WHAT IS BEING ASKED. Repeat the lines exactly from the line that contains "Generate a web" through the line that contains "10, interval: 1"; leave images out and add nothing.

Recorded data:
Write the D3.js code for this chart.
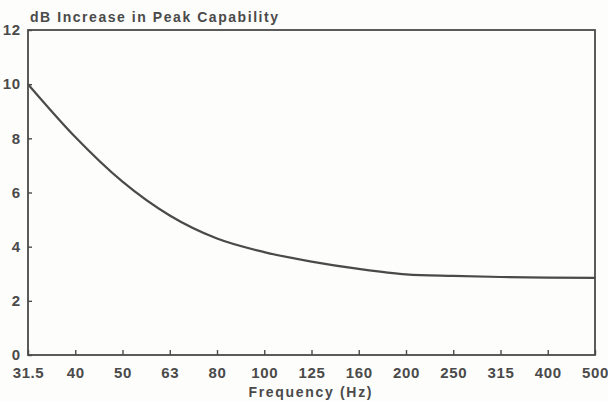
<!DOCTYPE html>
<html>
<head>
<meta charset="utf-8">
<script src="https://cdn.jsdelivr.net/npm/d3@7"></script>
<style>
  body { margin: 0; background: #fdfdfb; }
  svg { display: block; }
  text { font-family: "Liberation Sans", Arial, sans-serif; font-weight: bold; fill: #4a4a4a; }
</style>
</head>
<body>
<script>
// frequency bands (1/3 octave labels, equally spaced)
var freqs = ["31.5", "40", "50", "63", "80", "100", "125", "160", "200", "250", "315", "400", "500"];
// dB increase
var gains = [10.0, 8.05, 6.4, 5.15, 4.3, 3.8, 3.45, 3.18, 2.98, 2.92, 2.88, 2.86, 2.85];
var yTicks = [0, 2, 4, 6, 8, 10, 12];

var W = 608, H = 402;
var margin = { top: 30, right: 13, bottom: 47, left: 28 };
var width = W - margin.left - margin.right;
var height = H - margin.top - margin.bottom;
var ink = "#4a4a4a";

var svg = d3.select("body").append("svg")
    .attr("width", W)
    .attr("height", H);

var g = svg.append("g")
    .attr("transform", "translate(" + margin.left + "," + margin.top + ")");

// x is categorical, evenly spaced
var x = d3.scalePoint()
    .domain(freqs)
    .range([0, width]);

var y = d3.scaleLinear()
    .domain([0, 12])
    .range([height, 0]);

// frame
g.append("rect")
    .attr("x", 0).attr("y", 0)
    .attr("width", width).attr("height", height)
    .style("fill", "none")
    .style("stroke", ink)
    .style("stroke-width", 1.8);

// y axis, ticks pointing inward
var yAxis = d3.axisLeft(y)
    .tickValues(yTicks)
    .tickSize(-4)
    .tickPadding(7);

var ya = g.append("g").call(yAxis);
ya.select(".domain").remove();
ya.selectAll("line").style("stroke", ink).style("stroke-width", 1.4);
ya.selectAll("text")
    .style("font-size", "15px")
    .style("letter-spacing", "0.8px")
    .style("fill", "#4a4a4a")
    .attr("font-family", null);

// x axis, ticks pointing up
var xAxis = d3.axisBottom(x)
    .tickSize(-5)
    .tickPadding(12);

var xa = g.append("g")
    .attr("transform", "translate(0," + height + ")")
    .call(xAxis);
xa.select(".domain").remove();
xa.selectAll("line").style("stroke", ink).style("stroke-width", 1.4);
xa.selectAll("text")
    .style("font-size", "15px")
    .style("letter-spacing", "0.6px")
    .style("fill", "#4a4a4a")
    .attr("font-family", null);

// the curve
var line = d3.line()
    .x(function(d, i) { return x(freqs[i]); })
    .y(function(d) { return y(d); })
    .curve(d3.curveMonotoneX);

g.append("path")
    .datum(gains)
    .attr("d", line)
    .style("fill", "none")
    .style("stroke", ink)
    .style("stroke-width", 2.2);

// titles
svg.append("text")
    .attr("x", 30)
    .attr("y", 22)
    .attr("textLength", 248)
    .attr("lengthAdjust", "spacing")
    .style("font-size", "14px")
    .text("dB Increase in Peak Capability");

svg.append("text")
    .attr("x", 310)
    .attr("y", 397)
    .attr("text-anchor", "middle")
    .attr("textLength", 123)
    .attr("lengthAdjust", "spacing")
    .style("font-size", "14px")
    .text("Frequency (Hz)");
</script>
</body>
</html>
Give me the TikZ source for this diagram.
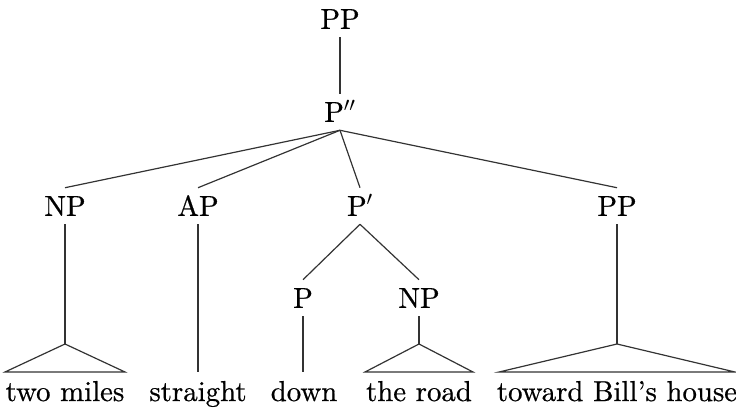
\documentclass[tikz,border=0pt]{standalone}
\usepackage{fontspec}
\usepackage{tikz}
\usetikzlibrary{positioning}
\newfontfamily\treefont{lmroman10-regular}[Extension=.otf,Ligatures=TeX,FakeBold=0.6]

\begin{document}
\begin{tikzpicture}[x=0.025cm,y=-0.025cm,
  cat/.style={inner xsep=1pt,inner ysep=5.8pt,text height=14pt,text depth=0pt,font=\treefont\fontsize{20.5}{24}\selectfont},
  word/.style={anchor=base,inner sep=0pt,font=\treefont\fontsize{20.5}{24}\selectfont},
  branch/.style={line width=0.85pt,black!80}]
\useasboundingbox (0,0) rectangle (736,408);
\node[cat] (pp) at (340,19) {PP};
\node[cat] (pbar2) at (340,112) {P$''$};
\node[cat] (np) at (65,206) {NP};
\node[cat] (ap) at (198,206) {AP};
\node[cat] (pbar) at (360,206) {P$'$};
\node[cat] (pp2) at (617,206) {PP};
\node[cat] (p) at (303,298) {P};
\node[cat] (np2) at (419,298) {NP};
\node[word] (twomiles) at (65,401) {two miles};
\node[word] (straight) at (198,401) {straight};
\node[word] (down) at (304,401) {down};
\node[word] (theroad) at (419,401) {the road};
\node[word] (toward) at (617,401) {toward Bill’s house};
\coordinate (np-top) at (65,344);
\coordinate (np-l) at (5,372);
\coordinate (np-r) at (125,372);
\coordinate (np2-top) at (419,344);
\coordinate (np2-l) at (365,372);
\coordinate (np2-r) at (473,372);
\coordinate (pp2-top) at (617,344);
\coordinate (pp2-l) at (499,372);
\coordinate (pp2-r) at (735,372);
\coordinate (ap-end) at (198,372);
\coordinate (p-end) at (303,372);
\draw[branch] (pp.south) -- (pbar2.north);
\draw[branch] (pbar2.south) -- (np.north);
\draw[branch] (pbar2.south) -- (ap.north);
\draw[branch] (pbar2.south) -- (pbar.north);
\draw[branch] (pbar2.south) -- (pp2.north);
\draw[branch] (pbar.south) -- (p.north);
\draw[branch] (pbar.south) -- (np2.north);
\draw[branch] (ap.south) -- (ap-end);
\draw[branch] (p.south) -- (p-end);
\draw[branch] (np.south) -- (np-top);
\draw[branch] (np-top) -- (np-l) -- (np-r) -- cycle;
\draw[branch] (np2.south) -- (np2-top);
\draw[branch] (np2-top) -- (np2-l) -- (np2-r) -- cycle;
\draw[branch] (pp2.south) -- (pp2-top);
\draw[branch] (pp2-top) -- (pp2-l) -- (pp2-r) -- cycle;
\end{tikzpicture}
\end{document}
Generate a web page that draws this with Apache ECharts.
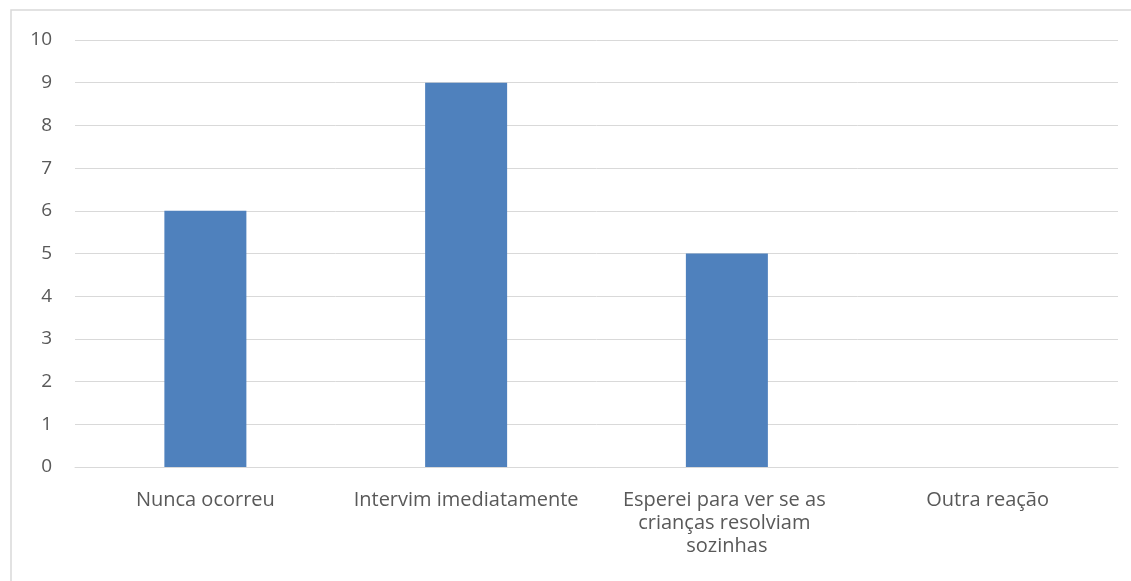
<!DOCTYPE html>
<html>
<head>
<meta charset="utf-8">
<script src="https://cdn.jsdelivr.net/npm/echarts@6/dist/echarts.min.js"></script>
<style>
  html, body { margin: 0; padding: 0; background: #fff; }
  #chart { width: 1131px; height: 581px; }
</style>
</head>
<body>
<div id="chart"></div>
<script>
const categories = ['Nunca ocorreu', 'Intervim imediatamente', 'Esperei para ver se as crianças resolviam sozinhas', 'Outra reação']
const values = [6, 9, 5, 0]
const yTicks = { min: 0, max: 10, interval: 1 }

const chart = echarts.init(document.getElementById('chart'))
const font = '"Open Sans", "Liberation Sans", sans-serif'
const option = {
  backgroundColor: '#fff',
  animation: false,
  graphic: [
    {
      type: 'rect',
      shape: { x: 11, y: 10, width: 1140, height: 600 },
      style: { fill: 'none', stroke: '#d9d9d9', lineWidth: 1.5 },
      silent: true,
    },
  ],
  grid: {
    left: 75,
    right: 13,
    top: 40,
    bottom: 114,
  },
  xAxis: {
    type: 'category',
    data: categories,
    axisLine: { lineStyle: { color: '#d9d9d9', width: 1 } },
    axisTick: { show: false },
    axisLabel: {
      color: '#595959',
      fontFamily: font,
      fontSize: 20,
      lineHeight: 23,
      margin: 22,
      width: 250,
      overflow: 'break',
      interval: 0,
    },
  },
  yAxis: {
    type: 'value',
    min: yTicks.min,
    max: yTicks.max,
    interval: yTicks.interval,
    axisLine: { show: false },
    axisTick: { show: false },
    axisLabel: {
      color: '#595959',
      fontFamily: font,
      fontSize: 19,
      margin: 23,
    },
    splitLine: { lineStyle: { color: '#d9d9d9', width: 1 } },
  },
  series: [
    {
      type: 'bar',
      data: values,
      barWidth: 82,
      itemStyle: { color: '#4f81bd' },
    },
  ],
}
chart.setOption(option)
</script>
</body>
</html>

FULL SOLUTION.
Generate a web page that draws this with Apache ECharts.
<!DOCTYPE html>
<html>
<head>
<meta charset="utf-8">
<script src="https://cdn.jsdelivr.net/npm/echarts@6/dist/echarts.min.js"></script>
<style>
  html, body { margin: 0; padding: 0; background: #fff; }
  #chart { width: 1131px; height: 581px; }
</style>
</head>
<body>
<div id="chart"></div>
<script>
const categories = ['Nunca ocorreu', 'Intervim imediatamente', 'Esperei para ver se as crianças resolviam sozinhas', 'Outra reação']
const values = [6, 9, 5, 0]
const yTicks = { min: 0, max: 10, interval: 1 }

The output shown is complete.